“Subscriptio” in the Book of Mormon

“Subscriptio” in the Book of Mormon April 8, 2020


OC, DW, JS, and BoM plates
From left to right, in a still photo by James Jordan from the set of the Interpreter Foundation “Witnesses” film project, which is currently in post-production: Oliver Cowdery, David Whitmer, and Joseph Smith, who has the plates of the Book of Mormon in a box. Do they seem very young? They should. They were.

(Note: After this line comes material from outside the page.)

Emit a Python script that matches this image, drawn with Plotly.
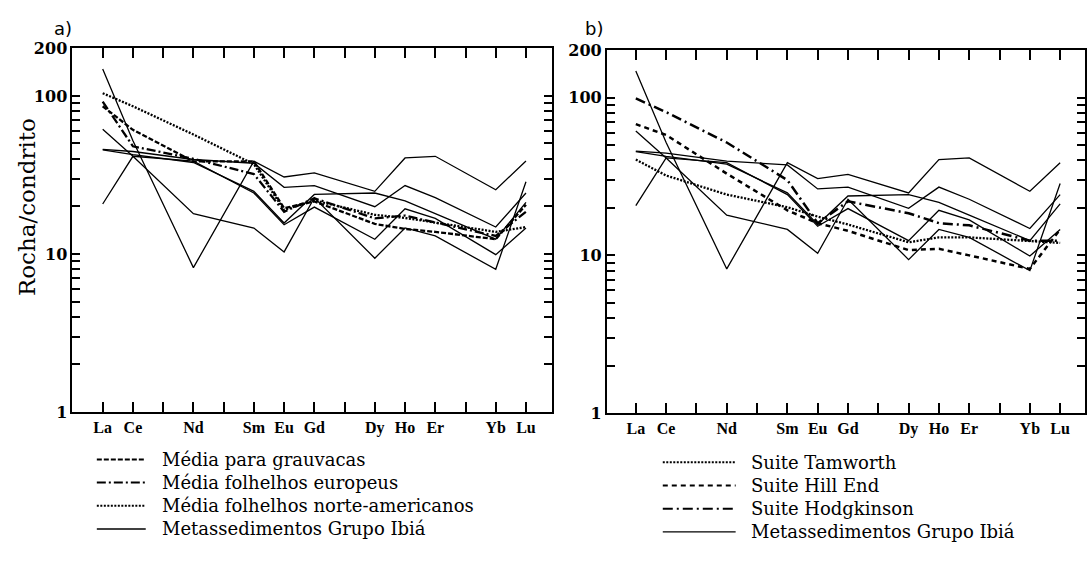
import plotly.graph_objects as go

# ---------------- data ----------------
elements = ["La", "Ce", "Nd", "Sm", "Eu", "Gd", "Dy", "Ho", "Er", "Yb", "Lu"]
ree_order = [0, 1, 3, 5, 6, 7, 9, 10, 11, 13, 14]          # position in the La..Lu series
axis_labels = ["La", "Ce", "", "Nd", "", "Sm", "Eu", "Gd", "", "Dy", "Ho", "Er", "", "Yb", "Lu"]

# Metassedimentos Grupo Ibiá (samples)
ibia_1 = [148, 52, 8.2, 38.7, 30.7, 32.6, 24.9, 40.5, 41.5, 25.5, 38.7]
ibia_2 = [45.9, 44.5, 39.6, 37.5, 26.4, 27.1, 19.9, 27.1, 22.7, 14.8, 24.3]
ibia_3 = [45.5, 42.5, 37.9, 24.9, 15.7, 23.8, 24.3, 21.7, 18.0, 12.4, 21.2]
ibia_4 = [61.5, 41.5, 18.0, 14.6, 10.3, 22.7, 9.4, 14.6, 13.0, 8.0, 28.6]
ibia_5 = [20.7, 41.5, 38.7, 24.3, 15.3, 19.8, 12.4, 19.3, 16.8, 9.9, 14.6]

# panel a) reference averages
media_grauvacas = [86, 61, 38.5, 38.5, 19.5, 21.5, 15.5, 14.4, 13.8, 12.4, 20.5]
media_folhelhos_europeus = [92, 48, 40, 32, 18.5, 22.5, 16.8, 17.5, 15.8, 13.0, 18.5]
media_folhelhos_norte_americanos = [104, 86, 57, 37, 19.0, 21.8, 17.7, 16.9, 15.8, 13.8, 14.8]

# panel b) Australian suites
suite_tamworth = [40.5, 32.1, 24.3, 20.2, 17.6, 15.7, 12.1, 13.0, 13.0, 12.4, 12.0]
suite_hill_end = [68, 58, 33, 19.3, 16.0, 14.3, 10.8, 11.0, 10.0, 8.2, 14.6]
suite_hodgkinson = [99, 81, 52, 30, 16.0, 22.0, 18.5, 16.0, 15.5, 12.4, 12.4]

# y ticks: decades labelled, intermediate log ticks unlabelled
y_tickvals = [1, 2, 3, 4, 5, 6, 7, 8, 9, 10, 20, 30, 40, 50, 60, 70, 80, 90, 100, 200]
y_ticktext = ["1", "", "", "", "", "", "", "", "", "10", "", "", "", "", "", "", "", "", "100", "200"]

legend_a = ["Média para grauvacas", "Média folhelhos europeus",
            "Média folhelhos norte-americanos", "Metassedimentos Grupo Ibiá"]
legend_b = ["Suite Tamworth", "Suite Hill End", "Suite Hodgkinson", "Metassedimentos Grupo Ibiá"]

# ---------------- styles ----------------
W, H = 1087, 567
BLACK = "#000000"
ibia_samples = [ibia_1, ibia_2, ibia_3, ibia_4, ibia_5]
DASH_GRAU = "5px,2px"
DASH_EURO = "9px,3px,2px,3px"
DASH_NASC = "2px,1.5px"
DASH_TAM = "2px,1.5px"
DASH_HILL = "5px,4px"
DASH_HODG = "10px,4px,2px,4px"

fig = go.Figure()


def add_line(vals, xa, ya, dash="solid", width=1.3):
    fig.add_trace(go.Scatter(
        x=ree_order, y=vals, mode="lines", xaxis=xa, yaxis=ya,
        line=dict(color=BLACK, width=width, dash=dash), showlegend=False,
        hoverinfo="skip"))


for s in ibia_samples:
    add_line(s, "x", "y")
    add_line(s, "x2", "y2")

add_line(media_grauvacas, "x", "y", DASH_GRAU, 2.3)
add_line(media_folhelhos_europeus, "x", "y", DASH_EURO, 2.3)
add_line(media_folhelhos_norte_americanos, "x", "y", DASH_NASC, 2.3)

add_line(suite_tamworth, "x2", "y2", DASH_TAM, 2.3)
add_line(suite_hill_end, "x2", "y2", DASH_HILL, 2.5)
add_line(suite_hodgkinson, "x2", "y2", DASH_HODG, 2.5)

tick_font = dict(family="Liberation Serif", size=16, color=BLACK, weight="bold")
ytick_font = dict(family="DejaVu Serif", size=16, color=BLACK, weight="bold")


def xaxis(domain, rng, anchor):
    return dict(domain=domain, range=rng, anchor=anchor, tickmode="array",
                tickvals=list(range(15)), ticktext=axis_labels,
                ticks="inside", ticklen=10, tickwidth=2, tickcolor=BLACK,
                showline=True, linecolor=BLACK, linewidth=2, mirror="allticks",
                showgrid=False, zeroline=False, tickfont=tick_font, fixedrange=True)


def yaxis(domain, anchor):
    return dict(domain=domain, type="log", range=[0, 2.301], anchor=anchor,
                tickmode="array", tickvals=y_tickvals, ticktext=y_ticktext,
                ticks="inside", ticklen=8, tickwidth=1.7, tickcolor=BLACK,
                showline=True, linecolor=BLACK, linewidth=2, mirror="allticks",
                showgrid=False, zeroline=False, tickfont=ytick_font, fixedrange=True)


def px_x(x):
    return x / W


def px_y(y):
    return 1 - y / H


shapes = []
annotations = []

leg_a_dash = [DASH_GRAU, DASH_EURO, DASH_NASC, "solid"]
leg_a_y = [466, 490, 514, 538]
for label, dash, yy in zip(legend_a, leg_a_dash, leg_a_y):
    shapes.append(dict(type="line", xref="paper", yref="paper",
                       x0=px_x(97), x1=px_x(146), y0=px_y(yy), y1=px_y(yy),
                       line=dict(color=BLACK, width=2 if dash != "solid" else 1.5, dash=dash)))
    annotations.append(dict(text=label, xref="paper", yref="paper",
                            x=px_x(160), y=px_y(yy), xanchor="left", yanchor="middle",
                            showarrow=False,
                            font=dict(family="DejaVu Serif", size=18, color=BLACK)))

leg_b_dash = [DASH_TAM, DASH_HILL, DASH_HODG, "solid"]
leg_b_y = [469, 493, 517, 541]
for label, dash, yy in zip(legend_b, leg_b_dash, leg_b_y):
    shapes.append(dict(type="line", xref="paper", yref="paper",
                       x0=px_x(664), x1=px_x(737), y0=px_y(yy), y1=px_y(yy),
                       line=dict(color=BLACK, width=2 if dash != "solid" else 1.2, dash=dash)))
    annotations.append(dict(text=label, xref="paper", yref="paper",
                            x=px_x(750), y=px_y(yy), xanchor="left", yanchor="middle",
                            showarrow=False,
                            font=dict(family="DejaVu Serif", size=18, color=BLACK)))

annotations.append(dict(text="a)", xref="paper", yref="paper", x=px_x(52), y=px_y(20),
                        xanchor="left", yanchor="middle", showarrow=False,
                        font=dict(family="DejaVu Sans", size=18, color=BLACK)))
annotations.append(dict(text="b)", xref="paper", yref="paper", x=px_x(584), y=px_y(20),
                        xanchor="left", yanchor="middle", showarrow=False,
                        font=dict(family="DejaVu Sans", size=18, color=BLACK)))
annotations.append(dict(text="Rocha/condrito", xref="paper", yref="paper",
                        x=px_x(27), y=px_y(205), textangle=-90,
                        xanchor="center", yanchor="middle", showarrow=False,
                        font=dict(family="DejaVu Serif", size=23, color=BLACK)))

fig.update_layout(
    width=W, height=H,
    margin=dict(l=0, r=0, t=0, b=0),
    paper_bgcolor="white", plot_bgcolor="white",
    showlegend=False,
    xaxis=xaxis([72.6 / W, 553 / W], [-1.0, 14.86], "y"),
    yaxis=yaxis([px_y(417), px_y(40.7)], "x"),
    xaxis2=xaxis([608 / W, 1.0], [-0.955, 14.82], "y2"),
    yaxis2=yaxis([px_y(418), px_y(42.7)], "x2"),
    shapes=shapes,
    annotations=annotations,
)

fig.write_html("out.html")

I base these notes upon John W. Welch, Neal Rappleye, Stephen O. Smoot, David J. Larsen, and Taylor Halverson, eds., Knowing Why: 137 Evidences That the Book of Mormon Is True (American Fork, UT: Covenant Communications, 2017), 180-181:


It’s striking that, according to Joseph Smith, the title page of the Book of Mormon as it currently appears in English is “a literal translation taken from the last leaf of the plates” (emphasis mine).  This seems to be consistent with an ancient practice called subscriptio, in which information that we would customarily regard as “introductory” — e.g., the title of the text and the author’s name — is placed “right at the end, after the last line of the text.”  The eminent classicist Walter Burkert (1931-2015) of the University of Zürich, with whom I was once privileged to spend a bit of time while he was visiting Brigham Young University, argued that the existence of this practice in ancient Greek literature was “a detailed and exclusive correspondence which proves that Greek literary practice is ultimately dependent upon Mesopotamia.”


On the basis of Burkert’s argument, my late friend and colleague William J. Hamblin asked an intriguing question:  If the phenomenon of subscriptio is indeed “proof” of a dependence of classical Greek literature on Mesopotamian influence, “cannot the same thing be said of the Book of Mormon — that the practice of subscriptio represents ‘a detailed and exclusive correspondence’ which offers proof that the Book of Mormon is ‘ultimately dependent’ on the ancient Near East?”


The word proof is, I think, too strong.  (Please note that it is actually Professor Burkert’s word, not Professor Hamblin’s.)  But Bill was right to observe that “This idea would have been counterintuitive in the early nineteenth century when title pages appeared at the beginning, not the end, of books.”  Even Joseph Smith himself, when he published the English Book of Mormon in 1830, put the title page at the front of the volume rather than placing it in the back, on the “last leaf.”


Incidentally, another instance of subscriptio in the Book of Mormon seems to appear in the placement of Words of Mormon after the text from the small plates that they seem to introduce and to explain rather than as a preface to it.